Without the pictures, write out all the lines below exactly as they appear.
## Begin PROVIDED MATERIAL
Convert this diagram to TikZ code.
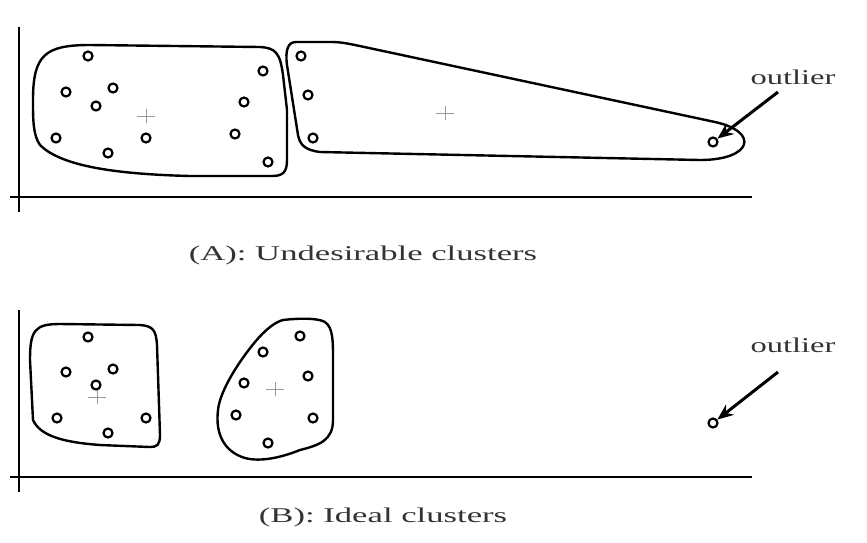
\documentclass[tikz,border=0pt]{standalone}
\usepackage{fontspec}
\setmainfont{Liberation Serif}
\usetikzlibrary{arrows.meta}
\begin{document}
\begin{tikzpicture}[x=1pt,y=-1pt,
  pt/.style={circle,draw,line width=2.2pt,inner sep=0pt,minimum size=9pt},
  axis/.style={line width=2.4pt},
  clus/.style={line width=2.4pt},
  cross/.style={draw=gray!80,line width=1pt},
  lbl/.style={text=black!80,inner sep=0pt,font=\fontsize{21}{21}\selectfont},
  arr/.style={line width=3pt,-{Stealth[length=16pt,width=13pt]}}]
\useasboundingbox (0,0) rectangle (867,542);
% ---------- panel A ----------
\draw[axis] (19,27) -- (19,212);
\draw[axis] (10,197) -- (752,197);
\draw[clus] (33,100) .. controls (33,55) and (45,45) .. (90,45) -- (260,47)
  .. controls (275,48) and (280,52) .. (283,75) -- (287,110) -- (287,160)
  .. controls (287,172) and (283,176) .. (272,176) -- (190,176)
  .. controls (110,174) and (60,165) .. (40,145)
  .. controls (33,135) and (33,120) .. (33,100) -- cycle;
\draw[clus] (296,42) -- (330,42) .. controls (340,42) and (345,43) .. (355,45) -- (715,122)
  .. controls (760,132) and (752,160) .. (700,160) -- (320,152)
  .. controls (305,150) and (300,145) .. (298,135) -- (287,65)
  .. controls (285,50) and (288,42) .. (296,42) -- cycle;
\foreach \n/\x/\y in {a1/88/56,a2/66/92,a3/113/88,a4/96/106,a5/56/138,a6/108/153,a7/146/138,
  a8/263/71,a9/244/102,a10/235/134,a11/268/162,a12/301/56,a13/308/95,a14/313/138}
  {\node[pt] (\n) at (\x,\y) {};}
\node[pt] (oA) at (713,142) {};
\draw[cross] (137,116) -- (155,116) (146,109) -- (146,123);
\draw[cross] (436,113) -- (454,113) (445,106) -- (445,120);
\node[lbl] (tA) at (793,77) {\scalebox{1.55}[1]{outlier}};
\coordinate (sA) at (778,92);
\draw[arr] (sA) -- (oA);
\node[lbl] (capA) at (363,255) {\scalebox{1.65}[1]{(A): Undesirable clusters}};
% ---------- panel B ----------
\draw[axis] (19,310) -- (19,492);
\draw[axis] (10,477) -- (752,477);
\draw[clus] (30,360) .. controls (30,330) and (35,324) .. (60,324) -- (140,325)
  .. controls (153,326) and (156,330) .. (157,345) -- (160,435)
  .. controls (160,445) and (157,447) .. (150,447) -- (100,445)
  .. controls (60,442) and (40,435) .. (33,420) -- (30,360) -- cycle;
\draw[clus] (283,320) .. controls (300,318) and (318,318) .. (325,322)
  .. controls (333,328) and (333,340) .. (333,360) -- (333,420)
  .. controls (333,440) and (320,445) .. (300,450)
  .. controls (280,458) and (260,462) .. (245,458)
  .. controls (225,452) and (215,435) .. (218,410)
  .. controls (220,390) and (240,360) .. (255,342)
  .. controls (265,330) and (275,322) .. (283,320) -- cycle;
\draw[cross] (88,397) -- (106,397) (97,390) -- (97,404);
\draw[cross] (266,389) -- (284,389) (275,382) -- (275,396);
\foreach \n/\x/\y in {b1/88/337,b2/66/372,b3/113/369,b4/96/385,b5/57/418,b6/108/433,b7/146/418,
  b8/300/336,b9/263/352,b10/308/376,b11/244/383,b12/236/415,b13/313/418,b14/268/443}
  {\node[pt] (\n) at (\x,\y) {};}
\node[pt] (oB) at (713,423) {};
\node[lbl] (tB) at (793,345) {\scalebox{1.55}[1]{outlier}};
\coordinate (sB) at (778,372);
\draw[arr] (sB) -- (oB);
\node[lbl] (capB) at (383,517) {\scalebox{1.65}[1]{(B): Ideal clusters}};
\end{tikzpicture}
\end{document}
## End PROVIDED MATERIAL
> **EXERCISE RESPONSE**:
Convert this diagram to TikZ code.
\documentclass[tikz,border=0pt]{standalone}
\usepackage{fontspec}
\setmainfont{Liberation Serif}
\usetikzlibrary{arrows.meta}
\begin{document}
\begin{tikzpicture}[x=1pt,y=-1pt,
  pt/.style={circle,draw,line width=2.2pt,inner sep=0pt,minimum size=9pt},
  axis/.style={line width=2.4pt},
  clus/.style={line width=2.4pt},
  cross/.style={draw=gray!80,line width=1pt},
  lbl/.style={text=black!80,inner sep=0pt,font=\fontsize{21}{21}\selectfont},
  arr/.style={line width=3pt,-{Stealth[length=16pt,width=13pt]}}]
\useasboundingbox (0,0) rectangle (867,542);
% ---------- panel A ----------
\draw[axis] (19,27) -- (19,212);
\draw[axis] (10,197) -- (752,197);
\draw[clus] (33,100) .. controls (33,55) and (45,45) .. (90,45) -- (260,47)
  .. controls (275,48) and (280,52) .. (283,75) -- (287,110) -- (287,160)
  .. controls (287,172) and (283,176) .. (272,176) -- (190,176)
  .. controls (110,174) and (60,165) .. (40,145)
  .. controls (33,135) and (33,120) .. (33,100) -- cycle;
\draw[clus] (296,42) -- (330,42) .. controls (340,42) and (345,43) .. (355,45) -- (715,122)
  .. controls (760,132) and (752,160) .. (700,160) -- (320,152)
  .. controls (305,150) and (300,145) .. (298,135) -- (287,65)
  .. controls (285,50) and (288,42) .. (296,42) -- cycle;
\foreach \n/\x/\y in {a1/88/56,a2/66/92,a3/113/88,a4/96/106,a5/56/138,a6/108/153,a7/146/138,
  a8/263/71,a9/244/102,a10/235/134,a11/268/162,a12/301/56,a13/308/95,a14/313/138}
  {\node[pt] (\n) at (\x,\y) {};}
\node[pt] (oA) at (713,142) {};
\draw[cross] (137,116) -- (155,116) (146,109) -- (146,123);
\draw[cross] (436,113) -- (454,113) (445,106) -- (445,120);
\node[lbl] (tA) at (793,77) {\scalebox{1.55}[1]{outlier}};
\coordinate (sA) at (778,92);
\draw[arr] (sA) -- (oA);
\node[lbl] (capA) at (363,255) {\scalebox{1.65}[1]{(A): Undesirable clusters}};
% ---------- panel B ----------
\draw[axis] (19,310) -- (19,492);
\draw[axis] (10,477) -- (752,477);
\draw[clus] (30,360) .. controls (30,330) and (35,324) .. (60,324) -- (140,325)
  .. controls (153,326) and (156,330) .. (157,345) -- (160,435)
  .. controls (160,445) and (157,447) .. (150,447) -- (100,445)
  .. controls (60,442) and (40,435) .. (33,420) -- (30,360) -- cycle;
\draw[clus] (283,320) .. controls (300,318) and (318,318) .. (325,322)
  .. controls (333,328) and (333,340) .. (333,360) -- (333,420)
  .. controls (333,440) and (320,445) .. (300,450)
  .. controls (280,458) and (260,462) .. (245,458)
  .. controls (225,452) and (215,435) .. (218,410)
  .. controls (220,390) and (240,360) .. (255,342)
  .. controls (265,330) and (275,322) .. (283,320) -- cycle;
\draw[cross] (88,397) -- (106,397) (97,390) -- (97,404);
\draw[cross] (266,389) -- (284,389) (275,382) -- (275,396);
\foreach \n/\x/\y in {b1/88/337,b2/66/372,b3/113/369,b4/96/385,b5/57/418,b6/108/433,b7/146/418,
  b8/300/336,b9/263/352,b10/308/376,b11/244/383,b12/236/415,b13/313/418,b14/268/443}
  {\node[pt] (\n) at (\x,\y) {};}
\node[pt] (oB) at (713,423) {};
\node[lbl] (tB) at (793,345) {\scalebox{1.55}[1]{outlier}};
\coordinate (sB) at (778,372);
\draw[arr] (sB) -- (oB);
\node[lbl] (capB) at (383,517) {\scalebox{1.65}[1]{(B): Ideal clusters}};
\end{tikzpicture}
\end{document}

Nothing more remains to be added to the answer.